→ **WHAT IS BEING ASKED**
Leave the pictures out, and output exactly the lines from the one containing "Clone this chart in Plotly." through the one containing "1.87e9, 4.97e9, 1.49e10]".

→ **RECORD EXTRACTS**
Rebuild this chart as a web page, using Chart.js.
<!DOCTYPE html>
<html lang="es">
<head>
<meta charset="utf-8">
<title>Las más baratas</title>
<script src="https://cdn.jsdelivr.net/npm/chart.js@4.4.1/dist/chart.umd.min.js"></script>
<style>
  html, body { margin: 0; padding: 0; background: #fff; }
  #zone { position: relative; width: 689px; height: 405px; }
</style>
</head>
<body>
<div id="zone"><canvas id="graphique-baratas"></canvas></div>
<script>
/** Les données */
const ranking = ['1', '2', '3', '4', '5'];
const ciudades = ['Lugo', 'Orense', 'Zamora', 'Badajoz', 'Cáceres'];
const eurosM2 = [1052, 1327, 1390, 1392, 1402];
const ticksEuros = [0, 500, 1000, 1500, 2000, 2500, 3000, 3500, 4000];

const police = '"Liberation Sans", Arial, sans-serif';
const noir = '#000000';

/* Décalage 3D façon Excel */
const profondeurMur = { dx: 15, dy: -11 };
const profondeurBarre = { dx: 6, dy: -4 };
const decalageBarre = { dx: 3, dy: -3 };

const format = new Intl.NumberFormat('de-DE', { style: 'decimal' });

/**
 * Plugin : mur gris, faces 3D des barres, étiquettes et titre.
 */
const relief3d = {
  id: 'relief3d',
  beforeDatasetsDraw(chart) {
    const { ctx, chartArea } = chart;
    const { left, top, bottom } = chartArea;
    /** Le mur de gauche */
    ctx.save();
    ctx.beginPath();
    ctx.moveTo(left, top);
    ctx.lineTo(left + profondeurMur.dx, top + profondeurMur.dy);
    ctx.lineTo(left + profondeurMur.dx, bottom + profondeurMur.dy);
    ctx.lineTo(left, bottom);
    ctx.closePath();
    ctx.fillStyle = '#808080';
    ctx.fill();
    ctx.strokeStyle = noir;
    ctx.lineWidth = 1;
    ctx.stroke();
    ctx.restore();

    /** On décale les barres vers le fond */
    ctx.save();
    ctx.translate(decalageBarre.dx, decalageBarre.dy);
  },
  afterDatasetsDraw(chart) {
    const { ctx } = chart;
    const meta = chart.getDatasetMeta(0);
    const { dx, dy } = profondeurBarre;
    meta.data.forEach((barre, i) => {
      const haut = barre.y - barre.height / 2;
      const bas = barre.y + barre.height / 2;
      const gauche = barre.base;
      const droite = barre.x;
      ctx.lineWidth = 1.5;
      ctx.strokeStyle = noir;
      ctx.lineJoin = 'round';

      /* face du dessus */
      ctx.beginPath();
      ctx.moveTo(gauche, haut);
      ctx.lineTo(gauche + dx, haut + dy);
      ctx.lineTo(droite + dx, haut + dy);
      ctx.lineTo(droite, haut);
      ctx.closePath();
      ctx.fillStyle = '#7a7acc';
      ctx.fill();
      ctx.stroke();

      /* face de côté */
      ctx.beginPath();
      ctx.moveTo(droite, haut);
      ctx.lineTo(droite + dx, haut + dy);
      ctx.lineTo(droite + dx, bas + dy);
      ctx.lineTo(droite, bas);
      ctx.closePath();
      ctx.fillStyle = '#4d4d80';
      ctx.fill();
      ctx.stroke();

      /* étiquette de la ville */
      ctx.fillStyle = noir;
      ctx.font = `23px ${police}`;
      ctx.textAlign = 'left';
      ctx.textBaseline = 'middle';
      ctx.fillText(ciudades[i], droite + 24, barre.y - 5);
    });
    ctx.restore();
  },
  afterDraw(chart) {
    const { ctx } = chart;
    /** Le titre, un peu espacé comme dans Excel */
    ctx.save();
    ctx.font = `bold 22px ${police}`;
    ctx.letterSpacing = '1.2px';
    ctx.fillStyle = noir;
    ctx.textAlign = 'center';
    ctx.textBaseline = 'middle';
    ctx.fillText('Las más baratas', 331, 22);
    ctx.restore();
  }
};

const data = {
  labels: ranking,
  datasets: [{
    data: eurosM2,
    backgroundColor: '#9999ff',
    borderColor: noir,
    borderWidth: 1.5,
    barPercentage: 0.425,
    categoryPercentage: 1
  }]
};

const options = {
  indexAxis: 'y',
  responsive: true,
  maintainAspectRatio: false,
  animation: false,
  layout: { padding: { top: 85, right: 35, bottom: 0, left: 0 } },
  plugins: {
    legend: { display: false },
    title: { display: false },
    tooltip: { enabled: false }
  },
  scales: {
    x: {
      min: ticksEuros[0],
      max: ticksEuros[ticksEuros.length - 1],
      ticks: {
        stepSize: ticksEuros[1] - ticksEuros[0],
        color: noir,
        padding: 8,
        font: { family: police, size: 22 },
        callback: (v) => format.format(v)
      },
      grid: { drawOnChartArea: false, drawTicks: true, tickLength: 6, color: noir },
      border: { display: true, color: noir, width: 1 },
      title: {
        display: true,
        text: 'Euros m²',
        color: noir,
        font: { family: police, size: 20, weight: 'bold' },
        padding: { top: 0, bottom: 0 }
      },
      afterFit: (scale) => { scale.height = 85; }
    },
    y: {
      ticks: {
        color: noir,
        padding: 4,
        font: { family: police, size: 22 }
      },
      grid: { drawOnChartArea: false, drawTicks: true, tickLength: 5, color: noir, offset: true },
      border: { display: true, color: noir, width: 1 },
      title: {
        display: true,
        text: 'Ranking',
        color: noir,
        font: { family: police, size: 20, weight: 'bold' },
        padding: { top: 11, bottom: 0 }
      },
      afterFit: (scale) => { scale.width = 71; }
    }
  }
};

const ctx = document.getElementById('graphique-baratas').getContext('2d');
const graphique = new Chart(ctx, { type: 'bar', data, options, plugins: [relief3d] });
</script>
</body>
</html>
* * *
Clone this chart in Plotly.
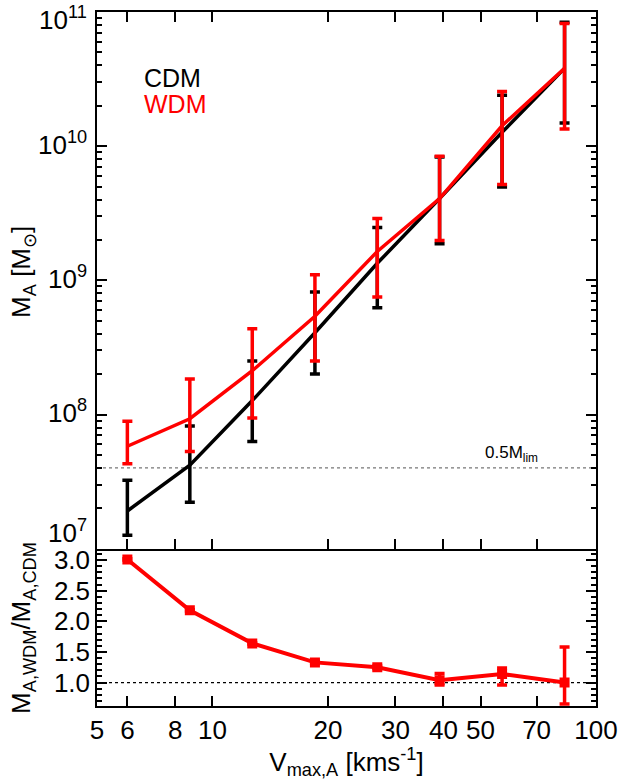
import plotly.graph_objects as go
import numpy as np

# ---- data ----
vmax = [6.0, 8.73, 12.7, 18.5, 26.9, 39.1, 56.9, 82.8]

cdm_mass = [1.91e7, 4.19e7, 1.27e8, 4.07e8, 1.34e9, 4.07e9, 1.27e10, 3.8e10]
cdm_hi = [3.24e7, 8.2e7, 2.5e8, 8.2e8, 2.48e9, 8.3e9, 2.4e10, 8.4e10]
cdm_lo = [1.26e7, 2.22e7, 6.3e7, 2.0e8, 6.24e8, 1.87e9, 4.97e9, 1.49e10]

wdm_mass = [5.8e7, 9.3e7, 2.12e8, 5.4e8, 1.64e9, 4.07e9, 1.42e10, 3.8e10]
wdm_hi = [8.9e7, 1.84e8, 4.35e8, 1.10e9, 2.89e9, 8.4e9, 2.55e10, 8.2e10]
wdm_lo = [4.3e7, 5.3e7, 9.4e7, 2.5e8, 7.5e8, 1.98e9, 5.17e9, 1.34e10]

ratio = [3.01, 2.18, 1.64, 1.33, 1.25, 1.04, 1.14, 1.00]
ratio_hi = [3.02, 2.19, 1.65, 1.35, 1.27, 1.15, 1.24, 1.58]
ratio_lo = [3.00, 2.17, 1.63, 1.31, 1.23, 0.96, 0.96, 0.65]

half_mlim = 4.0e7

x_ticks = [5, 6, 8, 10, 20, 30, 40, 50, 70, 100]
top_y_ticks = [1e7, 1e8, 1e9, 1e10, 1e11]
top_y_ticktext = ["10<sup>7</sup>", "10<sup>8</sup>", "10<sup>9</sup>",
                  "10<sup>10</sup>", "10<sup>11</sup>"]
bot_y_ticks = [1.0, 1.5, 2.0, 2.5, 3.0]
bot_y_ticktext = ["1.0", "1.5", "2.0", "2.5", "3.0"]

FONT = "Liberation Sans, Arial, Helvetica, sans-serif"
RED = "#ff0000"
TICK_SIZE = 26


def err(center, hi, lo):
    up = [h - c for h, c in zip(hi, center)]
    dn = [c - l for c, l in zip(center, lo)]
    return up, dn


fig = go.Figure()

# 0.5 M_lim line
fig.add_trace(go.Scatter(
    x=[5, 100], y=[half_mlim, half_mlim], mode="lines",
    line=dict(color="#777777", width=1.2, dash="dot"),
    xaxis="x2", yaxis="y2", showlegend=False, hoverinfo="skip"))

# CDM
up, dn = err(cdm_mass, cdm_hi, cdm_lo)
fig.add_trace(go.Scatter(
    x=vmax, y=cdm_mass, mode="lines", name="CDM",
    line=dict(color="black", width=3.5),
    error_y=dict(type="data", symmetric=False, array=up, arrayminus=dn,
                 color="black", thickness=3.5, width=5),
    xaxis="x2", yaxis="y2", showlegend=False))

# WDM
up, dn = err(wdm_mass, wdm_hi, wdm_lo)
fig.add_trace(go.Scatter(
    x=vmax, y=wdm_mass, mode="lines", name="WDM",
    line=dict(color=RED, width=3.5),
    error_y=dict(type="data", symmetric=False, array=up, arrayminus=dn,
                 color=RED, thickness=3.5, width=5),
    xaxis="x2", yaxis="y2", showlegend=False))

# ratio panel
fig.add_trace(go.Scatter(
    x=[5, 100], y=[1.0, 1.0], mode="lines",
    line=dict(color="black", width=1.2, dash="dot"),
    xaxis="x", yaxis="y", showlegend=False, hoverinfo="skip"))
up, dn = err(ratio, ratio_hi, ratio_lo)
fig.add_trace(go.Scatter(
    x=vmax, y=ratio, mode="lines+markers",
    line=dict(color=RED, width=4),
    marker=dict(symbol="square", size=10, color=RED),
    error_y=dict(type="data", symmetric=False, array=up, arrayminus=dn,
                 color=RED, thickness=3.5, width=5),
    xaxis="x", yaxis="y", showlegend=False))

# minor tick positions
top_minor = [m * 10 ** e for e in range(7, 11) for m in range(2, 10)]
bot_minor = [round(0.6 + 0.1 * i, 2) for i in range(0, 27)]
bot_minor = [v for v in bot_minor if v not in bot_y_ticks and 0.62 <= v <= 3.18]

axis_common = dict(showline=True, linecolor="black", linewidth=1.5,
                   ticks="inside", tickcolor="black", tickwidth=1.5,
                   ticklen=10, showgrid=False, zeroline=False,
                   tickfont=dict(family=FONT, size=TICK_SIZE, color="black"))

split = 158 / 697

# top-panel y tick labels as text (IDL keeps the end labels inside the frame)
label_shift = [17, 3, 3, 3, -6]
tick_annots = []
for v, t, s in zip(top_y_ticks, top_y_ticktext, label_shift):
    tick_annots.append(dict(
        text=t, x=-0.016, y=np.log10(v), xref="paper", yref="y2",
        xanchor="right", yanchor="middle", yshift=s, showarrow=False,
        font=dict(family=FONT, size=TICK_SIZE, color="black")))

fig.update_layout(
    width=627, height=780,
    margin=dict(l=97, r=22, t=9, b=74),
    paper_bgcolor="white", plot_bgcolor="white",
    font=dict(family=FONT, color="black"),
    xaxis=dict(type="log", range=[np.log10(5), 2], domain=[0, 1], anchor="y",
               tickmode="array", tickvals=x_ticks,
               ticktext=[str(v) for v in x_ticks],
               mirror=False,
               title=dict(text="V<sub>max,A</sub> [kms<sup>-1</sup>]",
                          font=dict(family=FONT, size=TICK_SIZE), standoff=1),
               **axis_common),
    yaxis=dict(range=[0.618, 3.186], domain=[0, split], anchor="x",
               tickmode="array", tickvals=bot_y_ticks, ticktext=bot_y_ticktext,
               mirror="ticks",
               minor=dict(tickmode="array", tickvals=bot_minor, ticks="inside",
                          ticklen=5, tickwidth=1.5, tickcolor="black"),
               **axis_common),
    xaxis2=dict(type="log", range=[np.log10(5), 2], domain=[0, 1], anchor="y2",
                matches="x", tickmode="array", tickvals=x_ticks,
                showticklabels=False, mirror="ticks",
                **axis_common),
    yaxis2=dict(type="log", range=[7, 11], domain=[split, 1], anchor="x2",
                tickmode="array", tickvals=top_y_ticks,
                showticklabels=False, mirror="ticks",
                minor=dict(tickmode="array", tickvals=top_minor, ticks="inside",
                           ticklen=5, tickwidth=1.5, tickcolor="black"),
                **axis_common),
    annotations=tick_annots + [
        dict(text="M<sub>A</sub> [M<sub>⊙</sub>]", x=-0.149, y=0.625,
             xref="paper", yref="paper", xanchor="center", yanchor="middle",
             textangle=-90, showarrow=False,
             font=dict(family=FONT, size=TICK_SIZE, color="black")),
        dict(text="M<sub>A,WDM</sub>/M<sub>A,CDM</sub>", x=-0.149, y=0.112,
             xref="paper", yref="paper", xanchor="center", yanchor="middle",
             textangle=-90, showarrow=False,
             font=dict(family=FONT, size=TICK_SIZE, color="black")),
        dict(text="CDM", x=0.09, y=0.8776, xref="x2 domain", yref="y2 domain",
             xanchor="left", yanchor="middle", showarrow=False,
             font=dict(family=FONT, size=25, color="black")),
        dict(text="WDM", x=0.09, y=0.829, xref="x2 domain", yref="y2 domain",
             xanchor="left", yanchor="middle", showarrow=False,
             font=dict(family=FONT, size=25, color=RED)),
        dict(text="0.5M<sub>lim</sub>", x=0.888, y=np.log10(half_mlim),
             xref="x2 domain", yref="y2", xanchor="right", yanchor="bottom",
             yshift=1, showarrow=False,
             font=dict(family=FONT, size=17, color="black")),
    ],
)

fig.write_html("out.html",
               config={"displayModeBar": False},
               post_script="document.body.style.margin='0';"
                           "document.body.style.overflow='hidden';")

→ **COMPLETE RESPONSE**
Clone this chart in Plotly.
import plotly.graph_objects as go
import numpy as np

# ---- data ----
vmax = [6.0, 8.73, 12.7, 18.5, 26.9, 39.1, 56.9, 82.8]

cdm_mass = [1.91e7, 4.19e7, 1.27e8, 4.07e8, 1.34e9, 4.07e9, 1.27e10, 3.8e10]
cdm_hi = [3.24e7, 8.2e7, 2.5e8, 8.2e8, 2.48e9, 8.3e9, 2.4e10, 8.4e10]
cdm_lo = [1.26e7, 2.22e7, 6.3e7, 2.0e8, 6.24e8, 1.87e9, 4.97e9, 1.49e10]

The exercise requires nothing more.